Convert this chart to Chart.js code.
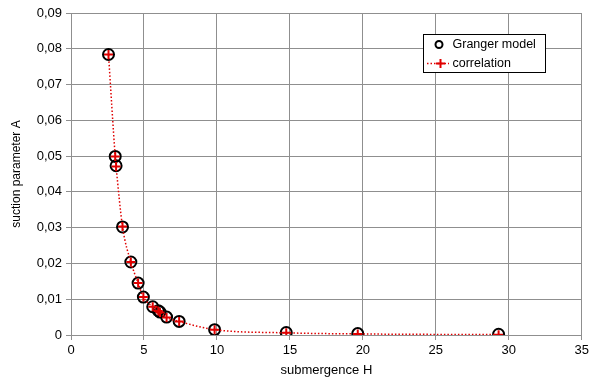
<!DOCTYPE html>
<html>
<head>
<meta charset="utf-8">
<script src="https://cdn.jsdelivr.net/npm/chart.js@4/dist/chart.umd.min.js"></script>
<style>
  html, body { margin: 0; padding: 0; background: #fff; }
  #wrap { width: 592px; height: 378px; }
</style>
</head>
<body>
<div id="wrap"><canvas id="c" width="592" height="378"></canvas></div>
<script>
// submergence H and suction parameter A from the Granger model
const submergenceH = [2.57, 3.03, 3.09, 3.53, 4.1, 4.6, 4.96, 5.6, 5.98, 6.1, 6.55, 7.41, 9.84, 14.75, 19.65, 29.3];
const grangerA     = [0.0784, 0.0499, 0.0473, 0.0302, 0.0204, 0.0145, 0.0106, 0.0079, 0.0068, 0.0064, 0.0050, 0.0038, 0.0015, 0.0007, 0.0004, 0.0002];
// fitted correlation at the same submergences
const correlationA = [0.0784, 0.0499, 0.0471, 0.0303, 0.0204, 0.0145, 0.0106, 0.0079, 0.0067, 0.0063, 0.0049, 0.0038, 0.0015, 0.0006, 0.0003, 0.0001];

const xTicks = [0, 5, 10, 15, 20, 25, 30, 35];
const yTicks = [0, 0.01, 0.02, 0.03, 0.04, 0.05, 0.06, 0.07, 0.08, 0.09];

const FONT = 'Liberation Sans, Arial, sans-serif';
const GRID = '#8f8f8f';

const pts = (xs, ys) => xs.map((x, i) => ({ x, y: ys[i] }));
const fmt = v => (v === 0 ? '0' : v.toFixed(2).replace('.', ','));

// legend box drawn inside the plot area
const innerLegend = {
  id: 'innerLegend',
  afterDraw(chart) {
    const ctx = chart.ctx;
    const x0 = 423, y0 = 34, w = 122, h = 38;
    ctx.save();
    ctx.fillStyle = '#fff';
    ctx.fillRect(x0, y0, w, h);
    ctx.strokeStyle = '#000';
    ctx.lineWidth = 1;
    ctx.strokeRect(x0 + 0.5, y0 + 0.5, w, h);
    ctx.font = '12.5px ' + FONT;
    ctx.fillStyle = '#000';
    ctx.textBaseline = 'middle';
    // Granger model entry
    ctx.beginPath();
    ctx.arc(439, 44.5, 3.5, 0, Math.PI * 2);
    ctx.lineWidth = 2;
    ctx.strokeStyle = '#000';
    ctx.stroke();
    ctx.fillText('Granger model', 452.5, 45);
    // correlation entry
    ctx.setLineDash([1.5, 2]);
    ctx.strokeStyle = '#e00000';
    ctx.lineWidth = 1.5;
    ctx.beginPath();
    ctx.moveTo(427, 63.5);
    ctx.lineTo(449, 63.5);
    ctx.stroke();
    ctx.setLineDash([]);
    ctx.lineWidth = 2;
    ctx.beginPath();
    ctx.moveTo(436, 63.5); ctx.lineTo(445, 63.5);
    ctx.moveTo(440.5, 59); ctx.lineTo(440.5, 68);
    ctx.stroke();
    ctx.fillText('correlation', 452.5, 63.5);
    ctx.restore();
  }
};

new Chart(document.getElementById('c'), {
  type: 'scatter',
  data: {
    datasets: [
      {
        label: 'correlation',
        data: pts(submergenceH, correlationA),
        showLine: true,
        borderColor: '#e00000',
        borderWidth: 1.5,
        borderDash: [1.5, 2],
        cubicInterpolationMode: 'monotone',
        pointStyle: 'cross',
        pointRadius: 4.5,
        pointBorderWidth: 2,
        pointBorderColor: '#e00000',
        pointBackgroundColor: '#e00000',
        order: 0
      },
      {
        label: 'Granger model',
        data: pts(submergenceH, grangerA),
        showLine: false,
        pointStyle: 'circle',
        pointRadius: 5.5,
        pointBorderWidth: 2,
        pointBorderColor: '#000',
        pointBackgroundColor: 'rgba(0,0,0,0)',
        order: 1
      }
    ]
  },
  options: {
    responsive: false,
    animation: false,
    layout: { padding: { left: 0, right: 8, top: 13, bottom: 0 } },
    plugins: { legend: { display: false }, tooltip: { enabled: false } },
    scales: {
      x: {
        type: 'linear',
        min: 0, max: 35,
        afterBuildTicks: s => { s.ticks = xTicks.map(v => ({ value: v })); },
        afterFit: s => { s.height = 43; },
        ticks: { color: '#000', font: { family: FONT, size: 13 }, padding: 3, maxRotation: 0 },
        grid: { color: GRID, lineWidth: 1, tickLength: 5, tickColor: GRID },
        border: { color: GRID, width: 1 },
        title: { display: true, text: 'submergence H', color: '#000', font: { family: FONT, size: 13 }, padding: { top: 2, bottom: 0 } }
      },
      y: {
        type: 'linear',
        min: 0, max: 0.09,
        afterBuildTicks: s => { s.ticks = yTicks.map(v => ({ value: v })); },
        afterFit: s => { s.width = 71; },
        ticks: { color: '#000', font: { family: FONT, size: 13 }, padding: 4, callback: v => fmt(v) },
        grid: { color: GRID, lineWidth: 1, tickLength: 5, tickColor: GRID },
        border: { color: GRID, width: 1 },
        title: { display: true, text: 'suction parameter A', color: '#000', font: { family: FONT, size: 12 }, padding: { top: 9, bottom: 4 } }
      }
    }
  },
  plugins: [innerLegend]
});
</script>
</body>
</html>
┄┄┄┄┄┄┄┄┄┄
To do
Omit the pictures, then repeat exactly each line from the beginning of the listing through the line with "const fmt = v".

Answer to the problem
Convert this chart to Chart.js code.
<!DOCTYPE html>
<html>
<head>
<meta charset="utf-8">
<script src="https://cdn.jsdelivr.net/npm/chart.js@4/dist/chart.umd.min.js"></script>
<style>
  html, body { margin: 0; padding: 0; background: #fff; }
  #wrap { width: 592px; height: 378px; }
</style>
</head>
<body>
<div id="wrap"><canvas id="c" width="592" height="378"></canvas></div>
<script>
// submergence H and suction parameter A from the Granger model
const submergenceH = [2.57, 3.03, 3.09, 3.53, 4.1, 4.6, 4.96, 5.6, 5.98, 6.1, 6.55, 7.41, 9.84, 14.75, 19.65, 29.3];
const grangerA     = [0.0784, 0.0499, 0.0473, 0.0302, 0.0204, 0.0145, 0.0106, 0.0079, 0.0068, 0.0064, 0.0050, 0.0038, 0.0015, 0.0007, 0.0004, 0.0002];
// fitted correlation at the same submergences
const correlationA = [0.0784, 0.0499, 0.0471, 0.0303, 0.0204, 0.0145, 0.0106, 0.0079, 0.0067, 0.0063, 0.0049, 0.0038, 0.0015, 0.0006, 0.0003, 0.0001];

const xTicks = [0, 5, 10, 15, 20, 25, 30, 35];
const yTicks = [0, 0.01, 0.02, 0.03, 0.04, 0.05, 0.06, 0.07, 0.08, 0.09];

const FONT = 'Liberation Sans, Arial, sans-serif';
const GRID = '#8f8f8f';

const pts = (xs, ys) => xs.map((x, i) => ({ x, y: ys[i] }));
const fmt = v => (v === 0 ? '0' : v.toFixed(2).replace('.', ','));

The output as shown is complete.